Usually, the students have a 21-unit course load focused on engineering and comprehension. Throughout their entire college years, they can only have room for three or four electives. On top of that, they only get about 4 to 5 hours of sleep with military training included. Every day they must wake up at 6:30 for morning inspection.

“They have a large responsibility that is connected to real-world consequences and is also bound by an ethics code which is written in a slab of black granite in the center of campus: ‘I will not lie, cheat, or steal, or tolerate anyone who does.’” If indeed any one of these students were to go against this commandment, they would face expulsion. Obviously, he implies, these students make excellent role models.

Ethics originates from the early Greeks, from the days of Aristotle who taught that ethics is a search for happiness. Indeed, the ultimate end goal for humanity is happiness. Levernier describes Aristotle’s viewpoint and applies it to USF. “I think it is very important for USF. This follows from Aristotle’s ethics. Aristotle says it is vital to recognize who your mentors are and who you respect in your life and then try very conscientiously to be like them.”

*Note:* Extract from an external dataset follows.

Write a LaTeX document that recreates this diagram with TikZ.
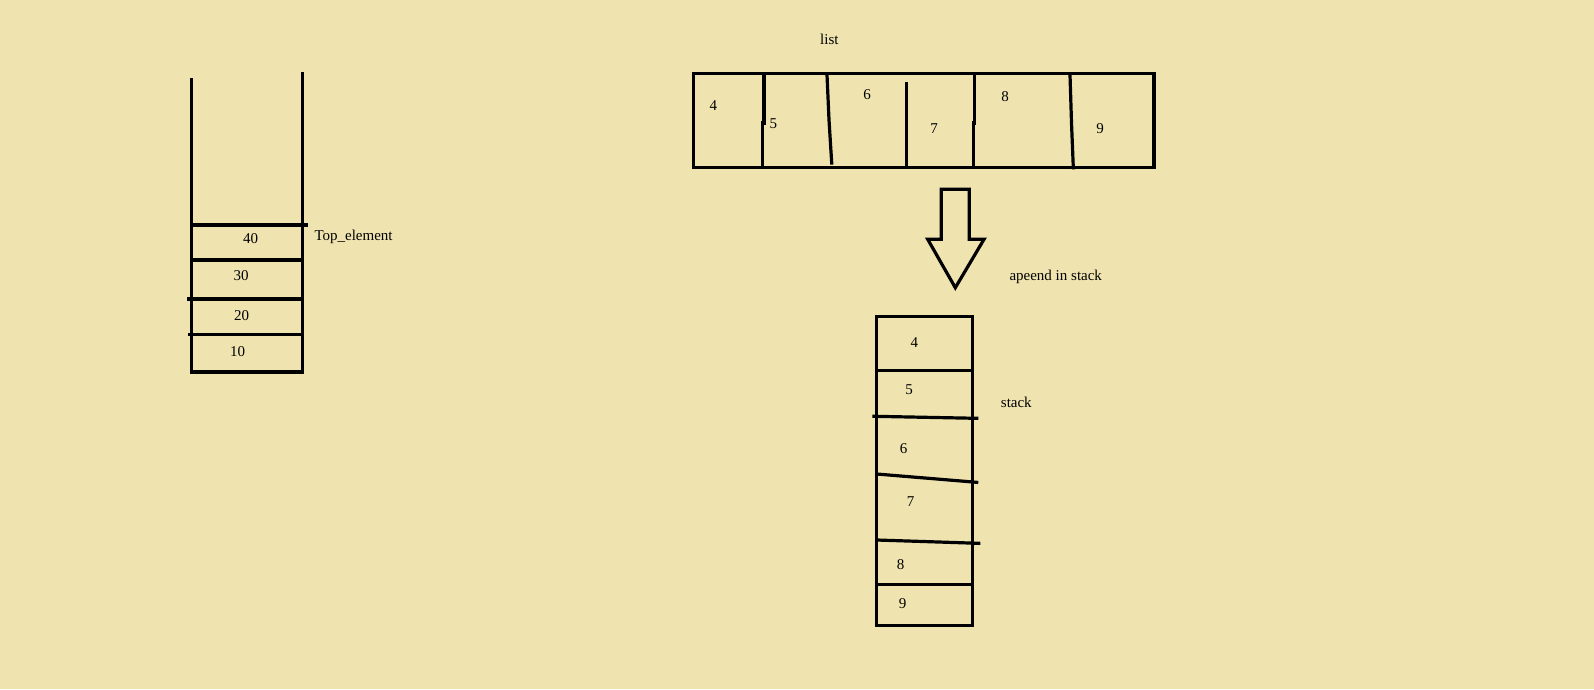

From his experiences at the conference, Levernier has some suggestions for the university. From the notes that he gave to the Associate Dean, he stated that we could engage in issues that are morally charged, such as the overnight guest policy.

As for school spirit, Levernier proposes, “one thing we can have in common is to define what we want to look towards or be like. Basically, rethink what we are doing as a student community.”

Aristotle says, “Happiness is the meaning and the purpose of life, the whole aim and end of human existence.”

Levernier takes on this belief and adds, “Ultimately we all want to be happy, that’s why we’re here. Talking about whom we want to be and our communal fears is like exercise. It helps us towards the state of being happy. The first weight you lift is going to hurt, but it will get easier with time.”

As for his goals concerning ethics, Levernier declares, “I hope that I can give this back to the student community following my experience at the conference—reframing the idea of ethics until it becomes a point around which we can gather and talk and from which we can grow the university.”